In the line of generating positive attitudes and feelings of participation in the task, two-thirds of the designs (12 out of 17) include scheduled moments of debate and reflection in a small group where it is expected that children intervene in inequality to contribute their ideas, argue different hypotheses or possible solutions and make comments that other students should actively listen to.
Children will also give their opinion on what improvements they would propose to solve the problem
(A8)
(…) and each student will be able to explain their hypothesis
(A9)
We will motivate children to continue to have an interest in learning and acquiring new knowledge
(B8)
Finally, regarding
ecological suitability, the evidence in the designs of the aspects related to the adaptation to the curriculum and the intra- and interdisciplinary connections have been analyzed.
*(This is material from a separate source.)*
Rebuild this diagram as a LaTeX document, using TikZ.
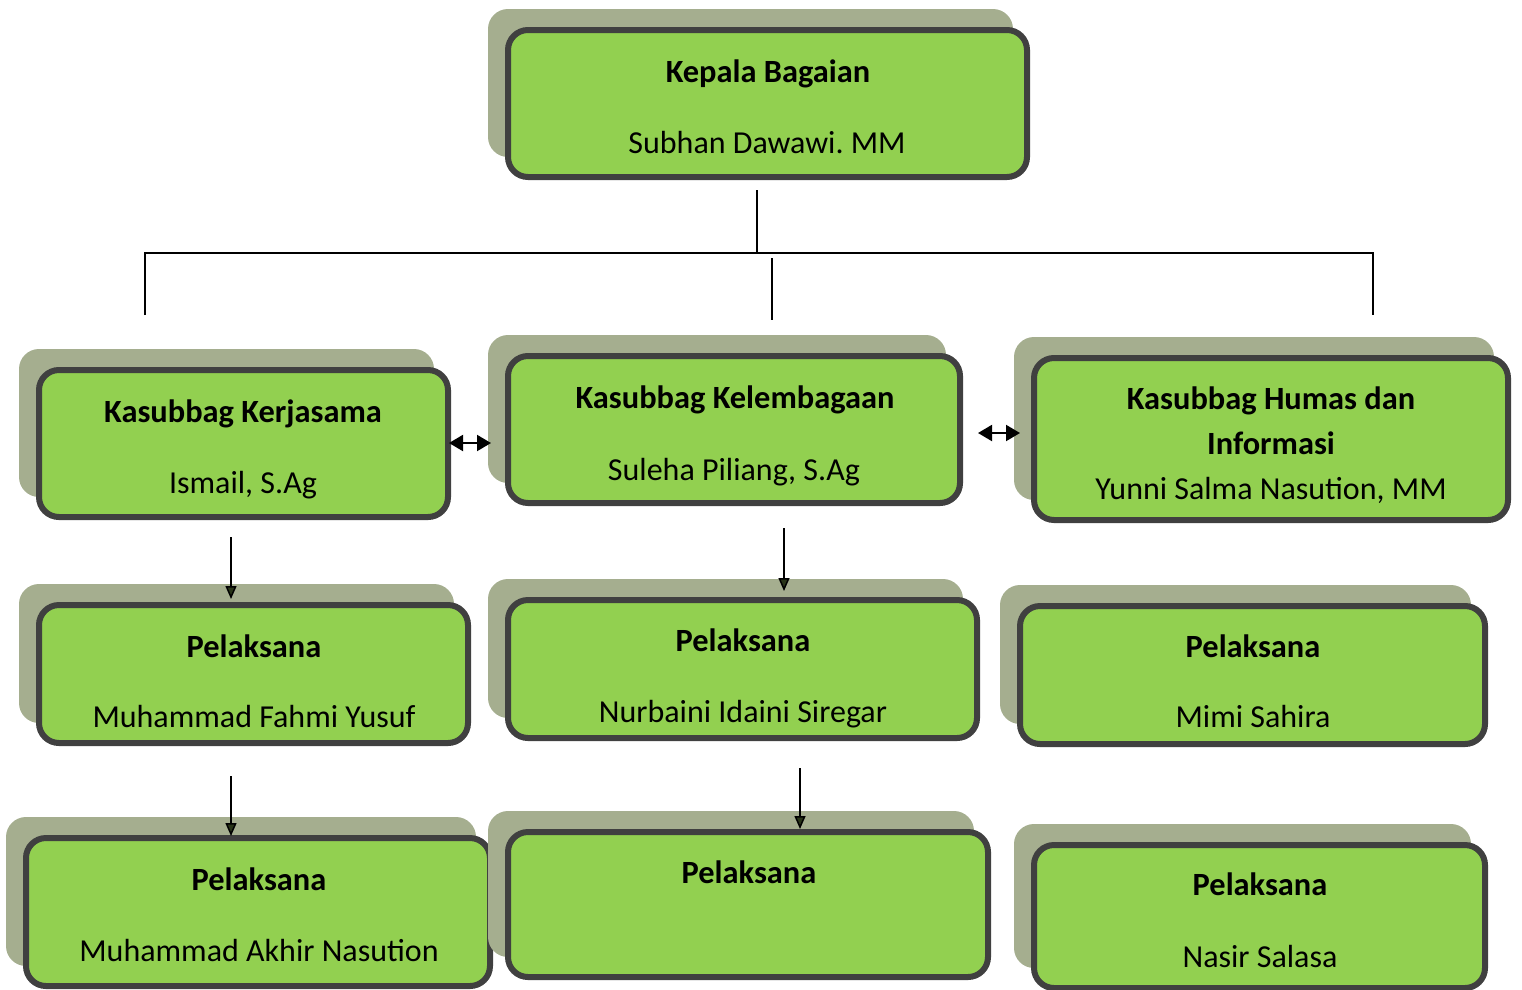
\documentclass[tikz,border=0pt]{standalone}
\usepackage{fontspec}
\setmainfont{Carlito}
\frenchspacing
\usetikzlibrary{fit,arrows.meta}
\definecolor{boxgreen}{HTML}{92D050}
\definecolor{boxborder}{HTML}{404040}
\definecolor{boxshadow}{HTML}{A5AE8F}
\definecolor{tipgreen}{HTML}{283418}
\tikzset{
  orgbox/.style={draw=boxborder, line width=6pt, fill=boxgreen, rounded corners=20pt, inner sep=0pt},
  shadowbox/.style={fill=boxshadow, rounded corners=20pt},
  title/.style={font=\fontsize{32.4}{36}\selectfont\bfseries, anchor=base, inner sep=0pt},
  person/.style={font=\fontsize{32}{36}\selectfont, anchor=base, inner sep=0pt},
  conn/.style={line width=1.5pt, black},
  downarrow/.style={line width=1.5pt, -{Triangle[length=13pt,width=11pt,fill=tipgreen]}},
  bothways/.style={line width=2pt, {Triangle[length=14pt,width=16pt]}-{Triangle[length=14pt,width=16pt]}},
}
\newcommand\orgnode[5]{%
  \path[shadowbox] (#2-20,#3-21) rectangle (#4-14,#5-20);
  \node[orgbox, fit={(#2,#3)(#4,#5)}] (#1) {};
}
\begin{document}
\begin{tikzpicture}[x=1pt,y=-1pt]
\useasboundingbox (0,0) rectangle (1522,989);
% boxes
\orgnode{top}{508}{30}{1027}{177}
\orgnode{kerja}{39}{370}{448}{517}
\orgnode{kelem}{508}{356}{960}{503}
\orgnode{humas}{1034}{358}{1508}{520}
\orgnode{pa}{39}{605}{468}{743}
\orgnode{pb}{508}{600}{977}{738}
\orgnode{pc}{1020}{606}{1485}{744}
\orgnode{pd}{26}{838}{490}{986}
\orgnode{pe}{508}{832}{988}{977}
\orgnode{pf}{1034}{845}{1485}{988}
% texts
\node[title] (t1) at (768,82) {Kepala Bagaian};
\node[person] (t2) at (767,153) {Subhan Dawawi. MM};
\node[title] (t3) at (243,422) {Kasubbag Kerjasama};
\node[person] (t4) at (243,493) {Ismail, S.Ag};
\node[title] (t5) at (735,408) {Kasubbag Kelembagaan};
\node[person] (t6) at (734,480) {Suleha Piliang, S.Ag};
\node[title] (t7) at (1271,409) {Kasubbag Humas dan};
\node[title] (t8) at (1271,454) {Informasi};
\node[person] (t9) at (1271,499) {Yunni Salma Nasution, MM};
\node[title] (t10) at (254,657) {Pelaksana};
\node[person] (t11) at (254,727) {Muhammad Fahmi Yusuf};
\node[title] (t12) at (743,651) {Pelaksana};
\node[person] (t13) at (743,722) {Nurbaini Idaini Siregar};
\node[title] (t14) at (1253,657) {Pelaksana};
\node[person] (t15) at (1253,727) {Mimi Sahira};
\node[title] (t16) at (259,890) {Pelaksana};
\node[person] (t17) at (259,961) {Muhammad Akhir Nasution};
\node[title] (t18) at (749,883) {Pelaksana};
\node[title] (t19) at (1260,895) {Pelaksana};
\node[person] (t20) at (1260,967) {Nasir Salasa};
% tree connectors
\coordinate (c0) at (757,190);
\coordinate (c1) at (757,253);
\coordinate (cl) at (145,253);
\coordinate (cr) at (1373,253);
\coordinate (dl) at (145,315);
\coordinate (dr) at (1373,315);
\coordinate (m0) at (772,258);
\coordinate (m1) at (772,320);
\draw[line width=2.5pt] (c0) -- (c1);
\draw[conn] (dl) -- (cl) -- (cr) -- (dr);
\draw[conn] (m0) -- (m1);
% double arrows
\coordinate (a1) at (449,443);
\coordinate (a2) at (491,443);
\coordinate (a3) at (978,433);
\coordinate (a4) at (1020,433);
\draw[bothways] (a1) -- (a2);
\draw[bothways] (a3) -- (a4);
% down arrows
\coordinate (d1) at (231,537);
\coordinate (d2) at (231,599);
\coordinate (d3) at (784,528);
\coordinate (d4) at (784,591);
\coordinate (d5) at (231,776);
\coordinate (d6) at (231,836);
\coordinate (d7) at (800,768);
\coordinate (d8) at (800,829);
\draw[downarrow] (d1) -- (d2);
\draw[downarrow] (d3) -- (d4);
\draw[downarrow] (d5) -- (d6);
\draw[downarrow] (d7) -- (d8);
\end{tikzpicture}
\end{document}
On the one hand, the contents that are treated, although, as mentioned above, they are not explicit in any of the designs, are framed in the guidelines of the current curriculum for the stage of early childhood education in Catalonia [
6] that incorporates explicitly, for the first time, the development of CT.
On the other hand, the core content is CT, and in most of the designs (13 out of 17), it is not explicitly expressed that the design relates to any other content. However, almost a quarter of the designs (4 out of 17) make it explicit that the activity is related to other content: two designs are related to other mathematical content (numerical thinking and spatial thinking); one design is explicitly related to the environment; and another is related to music.